Lucile aimerait renouer avec la tradition locale en proposant des stages de fabrication de ces paniers traditionnels pour les gens du canton, parce qu’elle tient à ce que les savoir-faire ne se perdent pas. L’automne 2019, elle a passé une semaine avec des collègues vanniers chez un homme qui s’approche de la fin de sa vie, parce qu’il est le dernier à savoir fabriquer des nasses de poisson traditionnelles. Elle voulait apprendre ce savoir pour qu’il ne se perde pas et ils ont été plusieurs à se réunir pour pouvoir ensuite le transmettre.

Lucile Bou vannerie Alpes Photographies
©Alpes Photographie

Le côté très nostalgique de cet art ancestral la fascine.

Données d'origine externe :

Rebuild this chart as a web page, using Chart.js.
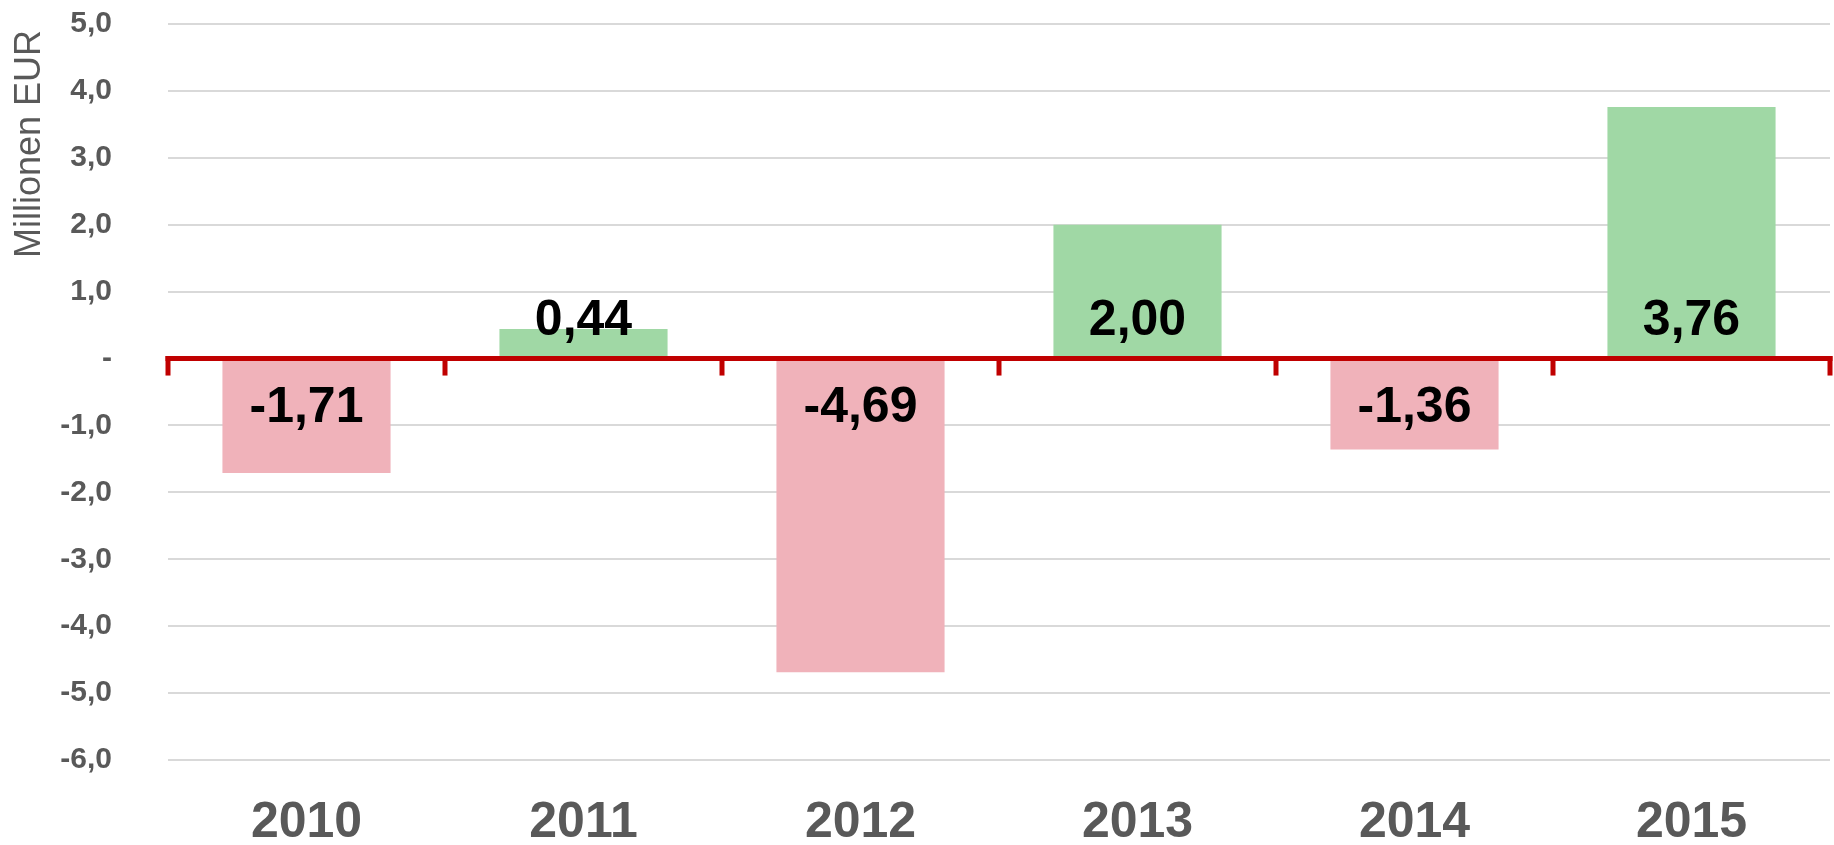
<!DOCTYPE html>
<html>
<head>
<meta charset="utf-8">
<script src="https://cdn.jsdelivr.net/npm/chart.js@4.4.0/dist/chart.umd.min.js"></script>
<style>
  html, body { margin: 0; padding: 0; background: #ffffff; }
  #wrap { width: 1834px; height: 845px; position: relative; }
</style>
</head>
<body>
<div id="wrap"><canvas id="c" width="1834" height="845"></canvas></div>
<script>
const categories = ["2010", "2011", "2012", "2013", "2014", "2015"];
const values = [-1.71, 0.44, -4.69, 2.00, -1.36, 3.76];
const yTicks = [-6, -5, -4, -3, -2, -1, 0, 1, 2, 3, 4, 5];
const yTitle = "Millionen EUR";

const POS_COLOR = "#A0D8A5";
const NEG_COLOR = "#F0B2BA";
const AXIS_RED = "#C00000";
const TEXT_GRAY = "#595959";
const FONT = "'Liberation Sans', Arial, sans-serif";

function fmt(v, d) { return v.toFixed(d).replace('.', ','); }

const zeroAxisPlugin = {
  id: 'zeroAxis',
  afterDatasetsDraw(chart) {
    const { ctx, chartArea, scales } = chart;
    const x = scales.x, y = scales.y;
    const y0 = y.getPixelForValue(0);
    ctx.save();
    ctx.strokeStyle = AXIS_RED;
    ctx.lineWidth = 5;
    ctx.lineCap = 'butt';
    ctx.beginPath();
    ctx.moveTo(chartArea.left - 2.5, y0);
    ctx.lineTo(chartArea.right + 2.5, y0);
    ctx.stroke();
    const n = categories.length;
    for (let i = 0; i <= n; i++) {
      let px;
      if (i === 0) px = chartArea.left;
      else if (i === n) px = chartArea.right;
      else px = (x.getPixelForValue(i - 1) + x.getPixelForValue(i)) / 2;
      ctx.beginPath();
      ctx.moveTo(px, y0 - 2.5);
      ctx.lineTo(px, y0 + 17);
      ctx.stroke();
    }
    // data labels (inside base of each bar)
    const meta = chart.getDatasetMeta(0);
    ctx.fillStyle = '#000000';
    ctx.font = "bold 50px " + FONT;
    ctx.textAlign = 'center';
    ctx.textBaseline = 'alphabetic';
    meta.data.forEach((bar, i) => {
      const v = values[i];
      const ly = v >= 0 ? y0 - 24 : y0 + 63;
      ctx.fillText(fmt(v, 2), bar.x, ly);
    });
    // y axis title
    ctx.fillStyle = TEXT_GRAY;
    ctx.font = "36px " + FONT;
    ctx.textAlign = 'center';
    ctx.textBaseline = 'middle';
    ctx.translate(30, 144);
    ctx.rotate(-Math.PI / 2);
    ctx.fillText(yTitle, 0, 0);
    ctx.restore();
  }
};

new Chart(document.getElementById('c'), {
  type: 'bar',
  data: {
    labels: categories,
    datasets: [{
      data: values,
      backgroundColor: values.map(v => v >= 0 ? POS_COLOR : NEG_COLOR),
      borderWidth: 0,
      barPercentage: 0.607,
      categoryPercentage: 1.0
    }]
  },
  options: {
    responsive: false,
    animation: false,
    devicePixelRatio: 1,
    layout: { padding: { top: 24, right: 4, left: 0, bottom: 0 } },
    plugins: {
      legend: { display: false },
      tooltip: { enabled: false }
    },
    scales: {
      x: {
        grid: { display: false, drawTicks: false },
        border: { display: false },
        ticks: {
          color: TEXT_GRAY,
          font: { family: FONT, size: 50, weight: 'bold' },
          padding: 33,
          maxRotation: 0
        },
        afterFit(scale) { scale.height = 85; }
      },
      y: {
        min: -6,
        max: 5,
        afterBuildTicks(scale) { scale.ticks = yTicks.map(v => ({ value: v })); },
        grid: {
          drawTicks: false,
          color: ctx => (ctx.tick && ctx.tick.value === 0) ? 'rgba(0,0,0,0)' : '#D9D9D9',
          lineWidth: 2
        },
        border: { display: false },
        ticks: {
          color: TEXT_GRAY,
          font: { family: FONT, size: 30, weight: 'bold' },
          padding: 56,
          callback: v => v === 0 ? '-' : fmt(v, 1)
        },
        title: { display: false },
        afterFit(scale) {
          scale.width = 168;
          scale.paddingTop = 0;
          scale.paddingBottom = 0;
        }
      }
    }
  },
  plugins: [zeroAxisPlugin]
});
</script>
</body>
</html>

« Les gens ont peut-être vu un grand père faire un panier ou ils en ont hérité d’un qui ne ressemble plus à grand-chose, mais ces paniers ont une histoire et ça crée un rapport affectif. Souvent, les gens d’une cinquantaine d’années viennent me voir en me disant qu’ils ont regardé leur père ou leur grand-père en faire mais qu’ils n’ont pas appris eux-mêmes. Maintenant, ils ont envie d’apprendre la vannerie ».

Stage de vannerie en 1 jour

Un projet simple, comme par exemple une mangeoire pour les oiseaux.

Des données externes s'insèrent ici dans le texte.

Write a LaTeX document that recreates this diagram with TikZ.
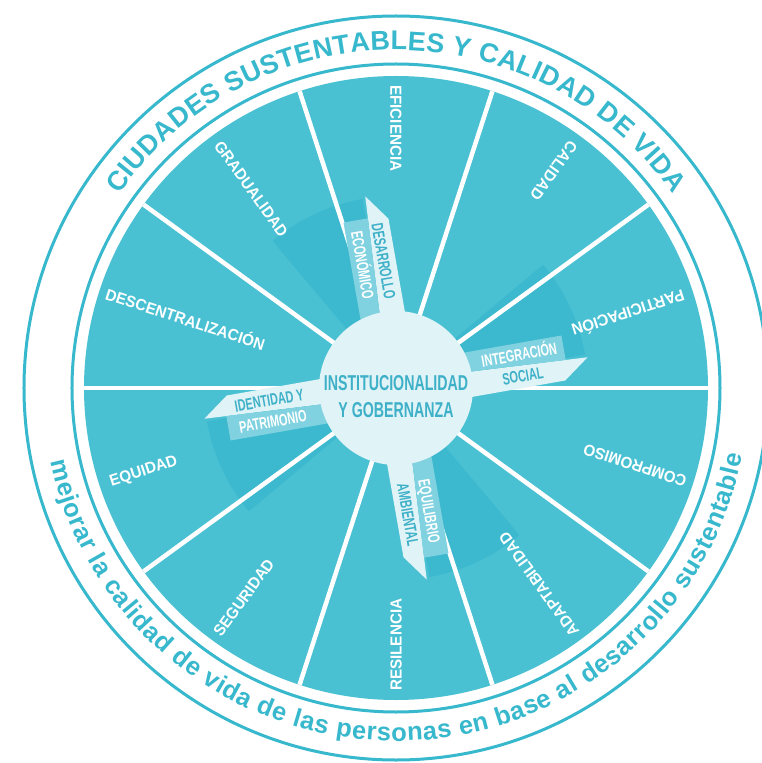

Stage de vannerie en 2 jours

Lucile apprend aux stagiaires à fabriquer leur premier panier rond. Selon elle, c’est une très bonne base parce qu’on rencontre suffisamment d’aspects techniques pour pouvoir ensuite fabriquer des paniers chez soi.

Elle-même se souvient de sa première création :

« Moi, mon premier panier, je l’ai offert à ma mère. Pour moi, c’est le plus beau du monde parce qu’il a une histoire. En fait, c’est ça les paniers – ils ont tous une histoire. Même s’ils sont tout tordus ce n’est pas grave. »

L’automne 2019, Lucile a reçu la distinction d’Artisan d’Art.

En 2020, elle a intégré La Route des Savoir-Faire de l’Oisans. Elle a son atelier à Villar d’Arène et elle vend ses créations dans sa boutique en ligne ainsi que sur les marchés des producteurs de La Grave et de Villar d’Arène en été.